Sometime after US markets closed for trading on Thursday, Donald Trump publicly backtracked on his Tuesday demand for republicans to cut off stimulus negotiations. On the one hand, this obviously opens the door (even if just slightly) to a deal which the American economy, according to legions of experts, needs desperately. On the other, slightly more sober hand, this sudden reversal on a key matter will only add to increasing concerns about the stability at the top of the US government heading into Federal elections.

Overseas markets responded to this by sending equity prices immediately higher, as soon as trading began. In the same move, with the US Dollar losing ground and Treasuries selling-off, gold spot prices made a strong and sharp move to-and-through $1900/oz once again. Silver also regained $24. While today’s rally in the gold market could to some extent be attributed to alleviated pressure as investors were generally more willing buy all (non-Dollar) assets in a continuation of this week’s trend, I strong believe that the surprising velocity of gold’s rise higher today underlines that it is being bought mostly as a non-USD safe haven trade, to hedge against uncertainty about the US economy and civic stability which can only be said to have grown when looking at the last seven days as a whole.

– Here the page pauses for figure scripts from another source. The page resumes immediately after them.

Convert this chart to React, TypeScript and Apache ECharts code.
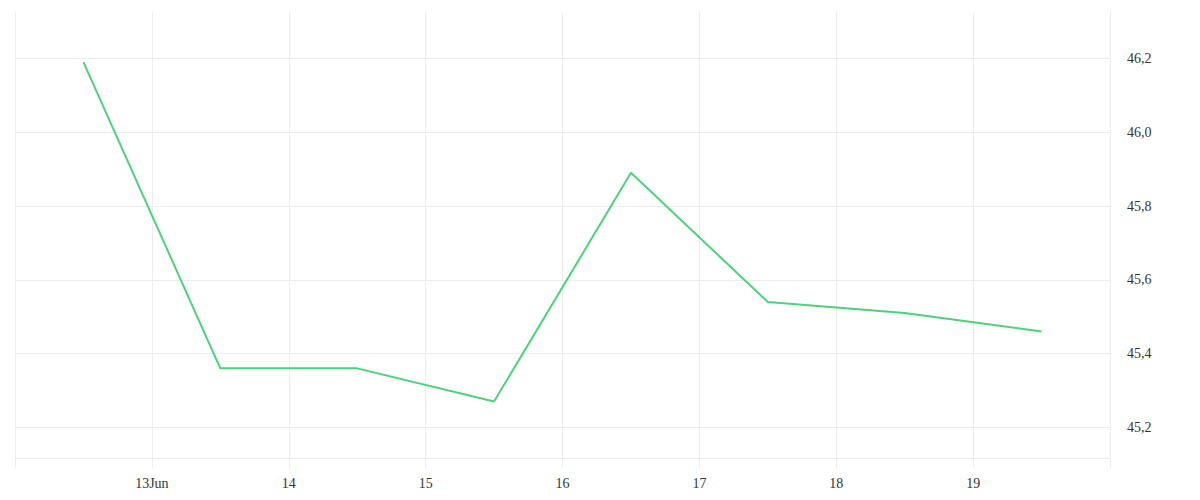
import React, { useEffect, useRef } from "react";
import * as echarts from "echarts";

const dates: string[] = [
  "2023-06-12T12:00:00",
  "2023-06-13T12:00:00",
  "2023-06-14T12:00:00",
  "2023-06-15T12:00:00",
  "2023-06-16T12:00:00",
  "2023-06-17T12:00:00",
  "2023-06-18T12:00:00",
  "2023-06-19T12:00:00",
];
const values: number[] = [46.19, 45.36, 45.36, 45.27, 45.89, 45.54, 45.51, 45.46];
const yTicks: number[] = [45.2, 45.4, 45.6, 45.8, 46.0, 46.2];
const xTickDays: string[] = [
  "2023-06-12", "2023-06-13", "2023-06-14", "2023-06-15", "2023-06-16",
  "2023-06-17", "2023-06-18", "2023-06-19", "2023-06-20",
];
const xLabelDays: string[] = [
  "2023-06-13", "2023-06-14", "2023-06-15", "2023-06-16",
  "2023-06-17", "2023-06-18", "2023-06-19",
];
const monthNames: string[] = ["Jan", "Feb", "Mar", "Apr", "May", "Jun", "Jul", "Aug", "Sep", "Oct", "Nov", "Dec"];

const ts = (s: string) => new Date(s.length === 10 ? s + "T00:00:00" : s).getTime();

export default function App() {
  const ref = useRef<HTMLDivElement>(null);
  useEffect(() => {
    if (!ref.current) return;
    const chart = echarts.init(ref.current, undefined, { renderer: "svg" });
    const grid = "#ececec";
    const font = "'Liberation Serif', serif";
    const firstLabel = ts(xLabelDays[0]);
    chart.setOption({
      animation: false,
      backgroundColor: "#fff",
      grid: { left: 15, right: 90, top: 12, bottom: 42, containLabel: false },
      xAxis: {
        type: "value",
        min: ts(xTickDays[0]),
        max: ts(xTickDays[xTickDays.length - 1]),
        axisLine: { show: true, lineStyle: { color: grid, width: 1 } },
        axisTick: {
          show: true,
          length: 10,
          lineStyle: { color: grid },
          customValues: xTickDays.map(ts),
        },
        splitLine: { show: true, lineStyle: { color: grid, width: 1 } },
        axisLabel: {
          customValues: xLabelDays.map(ts),
          color: "#333",
          fontFamily: font,
          fontSize: 14,
          margin: 18,
          formatter: (v: number) => {
            const d = new Date(v);
            return Math.abs(v - firstLabel) < 1000
              ? d.getDate() + monthNames[d.getMonth()]
              : String(d.getDate());
          },
        },
      },
      yAxis: {
        type: "value",
        position: "right",
        min: 45.117,
        max: 46.326,
        axisLine: { show: true, lineStyle: { color: grid } },
        axisTick: { show: false, customValues: yTicks },
        splitLine: { show: true, lineStyle: { color: grid } },
        axisLabel: {
          customValues: yTicks,
          color: "#333",
          fontFamily: font,
          fontSize: 14,
          margin: 17,
          formatter: (v: number) => v.toFixed(1).replace(".", ","),
        },
      },
      series: [
        {
          type: "line",
          data: dates.map((d, i) => [ts(d), values[i]]),
          showSymbol: false,
          lineStyle: { color: "#4cd27c", width: 2 },
          itemStyle: { color: "#4cd27c" },
        },
      ],
    });
    return () => chart.dispose();
  }, []);
  return (
    <div
      ref={ref}
      style={{ position: "absolute", left: 0, top: 0, width: 1200, height: 500 }}
    />
  );
}
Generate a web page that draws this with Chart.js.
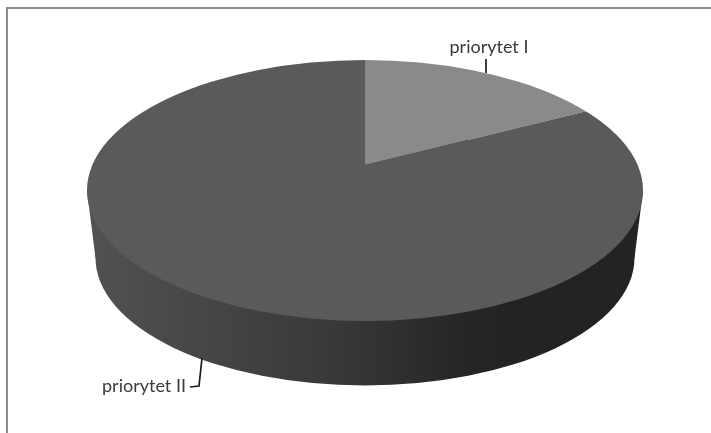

At the time of writing, alongside rising stock markets which have followed on the trend set by Asian and European benchmarks to close the week, gold spot prices appear to be consolidating a strong position near $1920/oz. I wouldn’t be surprised to see some amount of profit-taking knock the yellow metal back a couple of steps. That said, I would also advise any active traders in the gold market to keep a keen eye on news flow this afternoon, as well as over the weekend for any new announcements or twists that could reshuffle the deck for markets once again heading into Sunday (and then Monday) evening’s market open.

Next Up

With the US market week shortened by Monday’s federal bank holiday, the data slate is pretty light—an updated set of inflation numbers is the only major focus on the calendar. Of course, the three key stories of this week—the lead up to a fraught US election day, the health and stability of the sitting US president, and the American economy’s desperate need for a comprehensive stimulus deal—will continue to be the core drivers of both immediate trading and short-term outlook pricing.